Short task: Retype only the lines from the top of the records to the line with "ax.patch.set_visible(False)", including that line but none of the pictures.
=== Material provided ===
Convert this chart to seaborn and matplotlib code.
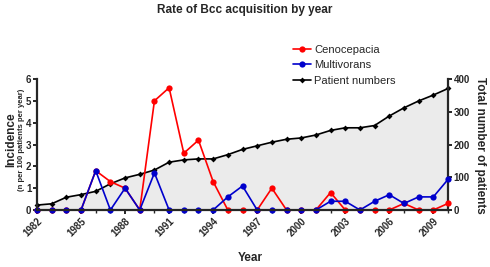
import numpy as np
import pandas as pd
import matplotlib
matplotlib.use("Agg")
import matplotlib.pyplot as plt
import seaborn as sns
from matplotlib.ticker import MultipleLocator

years = list(range(1982, 2011))
cenocepacia = [0, 0, 0, 0, 1.8, 1.3, 1.0, 0, 5.0, 5.6, 2.6, 3.2, 1.3, 0, 0,
               0, 1.0, 0, 0, 0, 0.8, 0, 0, 0, 0, 0.3, 0, 0, 0.3]
multivorans = [0, 0, 0, 0, 1.8, 0, 1.0, 0, 1.7, 0, 0, 0, 0, 0.6, 1.1,
               0, 0, 0, 0, 0, 0.4, 0.4, 0, 0.4, 0.7, 0.3, 0.6, 0.6, 1.4]
patients = [15, 19, 39, 47, 57, 80, 98, 109, 122, 146, 153, 156, 156, 169, 185,
            196, 207, 216, 220, 229, 243, 251, 251, 258, 287, 312, 333, 351, 371]
xtick_years = list(range(1982, 2010, 3))

sns.set_style("ticks")
plt.rcParams['font.family'] = ['Liberation Sans', 'DejaVu Sans']
plt.rcParams['font.weight'] = 'bold'

df = pd.DataFrame({"year": years, "Cenocepacia": cenocepacia,
                   "Multivorans": multivorans, "Patient numbers": patients})

fig = plt.figure(figsize=(4.90, 2.67), dpi=100)
ax = fig.add_axes([37/490, 1-210/267, (448-37)/490, (210-79)/267])
ax2 = ax.twinx()
ax.set_zorder(ax2.get_zorder() + 1)
ax.patch.set_visible(False)

ax2.fill_between(df["year"], df["Patient numbers"], 0, color="#ebebeb", zorder=0)
sns.lineplot(data=df, x="year", y="Patient numbers", ax=ax2, color="black",
             marker="D", markersize=3, markeredgewidth=0, linewidth=1.2,
             clip_on=False, label="Patient numbers", legend=False)
sns.lineplot(data=df, x="year", y="Cenocepacia", ax=ax, color="#ff0000",
             marker="o", markersize=4.5, markeredgewidth=0, linewidth=1.2,
             clip_on=False, label="Cenocepacia", legend=False)
sns.lineplot(data=df, x="year", y="Multivorans", ax=ax, color="#0000cc",
             marker="o", markersize=4.5, markeredgewidth=0, linewidth=1.2,
             clip_on=False, label="Multivorans", legend=False)

ax.set_xlim(1982, 2010)
ax.set_ylim(0, 6)
ax2.set_ylim(0, 400)
ax.set_yticks(range(0, 7))
ax2.set_yticks(range(0, 401, 100))
ax.set_xticks(xtick_years)
ax.xaxis.set_minor_locator(MultipleLocator(1))

for a in (ax, ax2):
    for s in a.spines.values():
        s.set_linewidth(1.6)
    a.spines['top'].set_visible(False)
ax.spines['right'].set_visible(False)
ax2.spines['left'].set_visible(False)
ax2.spines['bottom'].set_visible(False)

ax.tick_params(axis='both', which='major', labelsize=7, width=1.4, length=3, pad=1)
ax.tick_params(axis='x', which='minor', width=1, length=2)
ax2.tick_params(axis='y', labelsize=7, width=1.4, length=3, pad=1)
plt.setp(ax.get_xticklabels(), rotation=45, ha='right', rotation_mode='anchor', fontweight='bold')
plt.setp(ax.get_yticklabels(), fontweight='bold')
plt.setp(ax2.get_yticklabels(), fontweight='bold')

ax.set_xlabel("")
ax.set_ylabel("")
ax2.set_ylabel("")

fig.text(0.5, 1-10/267, "Rate of Bcc acquisition by year", ha='center', va='center',
         fontsize=8.5, fontweight='bold')
fig.text(250/490, 1-258/267, "Year", ha='center', va='center', fontsize=8.5, fontweight='bold')
fig.text(11/490, 1-140/267, "Incidence", rotation=90, ha='center', va='center',
         fontsize=8.5, fontweight='bold')
fig.text(22/490, 1-140/267, "(n per 100 patients per year)", rotation=90, ha='center',
         va='center', fontsize=5.5, fontweight='bold')
fig.text(480/490, 1-145/267, "Total number of patients", rotation=270, ha='center',
         va='center', fontsize=8.5, fontweight='bold')

handles = ax.get_lines()[:2] + ax2.get_lines()[:1]
labels = ["Cenocepacia", "Multivorans", "Patient numbers"]
fig.legend(handles, labels, loc='upper left', bbox_to_anchor=(293/490, 1-45/267),
           frameon=False, handlelength=1.6, handletextpad=0.3,
           labelspacing=0.48, borderaxespad=0, borderpad=0,
           prop={'weight': 'normal', 'size': 8})

fig.savefig("out.png", dpi=100)
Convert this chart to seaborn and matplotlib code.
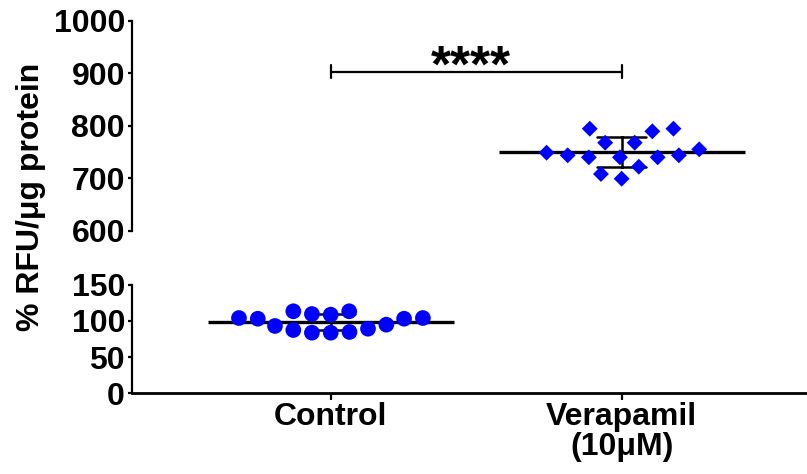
import numpy as np
import pandas as pd
import matplotlib
matplotlib.use("Agg")
import matplotlib.pyplot as plt
import seaborn as sns

# ---- data ----
categories = ["Control", "Verapamil\n(10μM)"]
control_values = [103, 104, 84.7, 94.8, 109.5, 87.4, 113.3, 93, 103, 83.7,
                  108.6, 89.2, 104, 83.7, 113.3]
verapamil_values = [755, 767.6, 739.8, 794.3, 743.6, 699, 794.3, 748.6, 721.9,
                    789.3, 739.8, 708, 767.6, 739.8, 743.6]
top_ticks = [600, 700, 800, 900, 1000]
bottom_ticks = [0, 50, 100, 150]
ylabel = "% RFU/μg protein"
sig_label = "****"

df = pd.DataFrame({
    "group": [categories[0]] * len(control_values) + [categories[1]] * len(verapamil_values),
    "value": control_values + verapamil_values,
})
df_ctrl = df[df["group"] == categories[0]]
df_vera = df[df["group"] == categories[1]]

sns.set_theme(style="ticks")
plt.rcParams["font.family"] = ["Liberation Sans", "DejaVu Sans"]
plt.rcParams["font.weight"] = "bold"
for k in ["text.color", "axes.labelcolor", "xtick.color", "ytick.color",
          "axes.edgecolor", "xtick.labelcolor", "ytick.labelcolor"]:
    plt.rcParams[k] = "black"

W, H = 807, 474
fig = plt.figure(figsize=(W / 100, H / 100), dpi=100)


def rect(l, t, r, b):
    return [l / W, 1 - b / H, (r - l) / W, (b - t) / H]


ax_top = fig.add_axes(rect(132, 20.7, 807, 230.7))
ax_bot = fig.add_axes(rect(132, 284.7, 807, 393.3))

blue = "#0000FF"
FS = 23
xlim = (-0.683, 1.637)

# (axes, data, marker, marker size, collision spacing, y range)
for ax, sub, marker, msize, gap, ylim in [
    (ax_bot, df_ctrl, "o", 11.3, 1.6, (0, 150)),
    (ax_top, df_vera, "D", 8.1, 6.5, (600, 1000)),
]:
    sns.pointplot(data=sub, x="group", y="value", order=categories, ax=ax,
                  errorbar="sd", capsize=0.17, markers="_", linestyles="none",
                  color="black", markersize=177, markeredgewidth=2.4,
                  err_kws={"linewidth": 1.8})
    sns.swarmplot(data=sub, x="group", y="value", order=categories, ax=ax,
                  color=blue, marker=marker, size=msize, linewidth=gap,
                  edgecolor="none", zorder=5, warn_thresh=1.0)
    ax.set_xlim(*xlim)
    ax.set_ylim(*ylim)
    ax.set_xlabel("")
    ax.set_ylabel("")
    for s in ["top", "right"]:
        ax.spines[s].set_visible(False)
    ax.spines["left"].set_linewidth(1.6)
    ax.tick_params(axis="y", length=3, width=1.6, pad=2, labelsize=FS)

ax_top.set_yticks(top_ticks)
ax_bot.set_yticks(bottom_ticks)
ax_top.set_yticklabels([str(t) for t in top_ticks], fontsize=FS, fontweight="bold")
ax_bot.set_yticklabels([str(t) for t in bottom_ticks], fontsize=FS, fontweight="bold")

ax_top.spines["bottom"].set_visible(False)
ax_top.tick_params(axis="x", bottom=False, labelbottom=False)

ax_bot.spines["bottom"].set_linewidth(2)
ax_bot.set_xticks([0, 1])
ax_bot.set_xticklabels(categories, fontsize=FS, fontweight="bold", linespacing=1.0)
ax_bot.tick_params(axis="x", length=5, width=1.6, pad=1.5)

# significance bracket
by = 903
cap = 13
ax_top.plot([0, 1], [by, by], color="black", lw=1.6, clip_on=False)
ax_top.plot([0, 0], [by - cap, by + cap], color="black", lw=1.6, clip_on=False)
ax_top.plot([1, 1], [by - cap, by + cap], color="black", lw=1.6, clip_on=False)
ax_top.text(0.48, 884, sig_label, ha="center", va="baseline", fontsize=37,
            fontweight="bold", color="black", clip_on=False)

fig.text(31 / W, 1 - 196.5 / H, ylabel, rotation=90, ha="center", va="center",
         fontsize=FS, fontweight="bold")

fig.savefig("out.png", dpi=100, facecolor="white")
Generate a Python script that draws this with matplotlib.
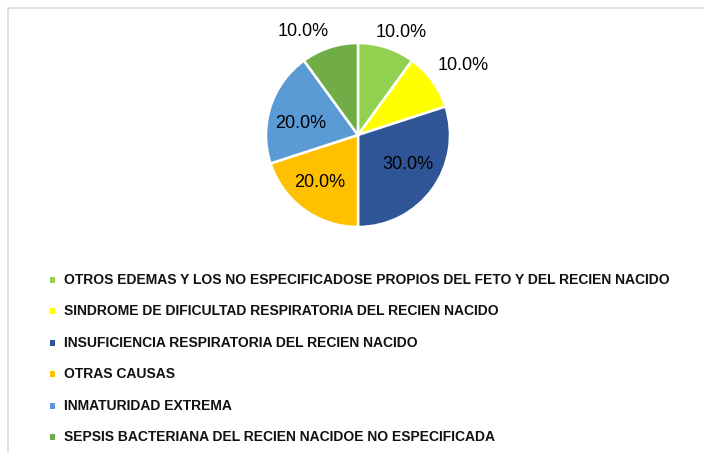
===
Output below:
Convert this chart to seaborn and matplotlib code.
import numpy as np
import pandas as pd
import matplotlib
matplotlib.use("Agg")
import matplotlib.pyplot as plt
import seaborn as sns
from matplotlib.ticker import MultipleLocator

years = list(range(1982, 2011))
cenocepacia = [0, 0, 0, 0, 1.8, 1.3, 1.0, 0, 5.0, 5.6, 2.6, 3.2, 1.3, 0, 0,
               0, 1.0, 0, 0, 0, 0.8, 0, 0, 0, 0, 0.3, 0, 0, 0.3]
multivorans = [0, 0, 0, 0, 1.8, 0, 1.0, 0, 1.7, 0, 0, 0, 0, 0.6, 1.1,
               0, 0, 0, 0, 0, 0.4, 0.4, 0, 0.4, 0.7, 0.3, 0.6, 0.6, 1.4]
patients = [15, 19, 39, 47, 57, 80, 98, 109, 122, 146, 153, 156, 156, 169, 185,
            196, 207, 216, 220, 229, 243, 251, 251, 258, 287, 312, 333, 351, 371]
xtick_years = list(range(1982, 2010, 3))

sns.set_style("ticks")
plt.rcParams['font.family'] = ['Liberation Sans', 'DejaVu Sans']
plt.rcParams['font.weight'] = 'bold'

df = pd.DataFrame({"year": years, "Cenocepacia": cenocepacia,
                   "Multivorans": multivorans, "Patient numbers": patients})

fig = plt.figure(figsize=(4.90, 2.67), dpi=100)
ax = fig.add_axes([37/490, 1-210/267, (448-37)/490, (210-79)/267])
ax2 = ax.twinx()
ax.set_zorder(ax2.get_zorder() + 1)
ax.patch.set_visible(False)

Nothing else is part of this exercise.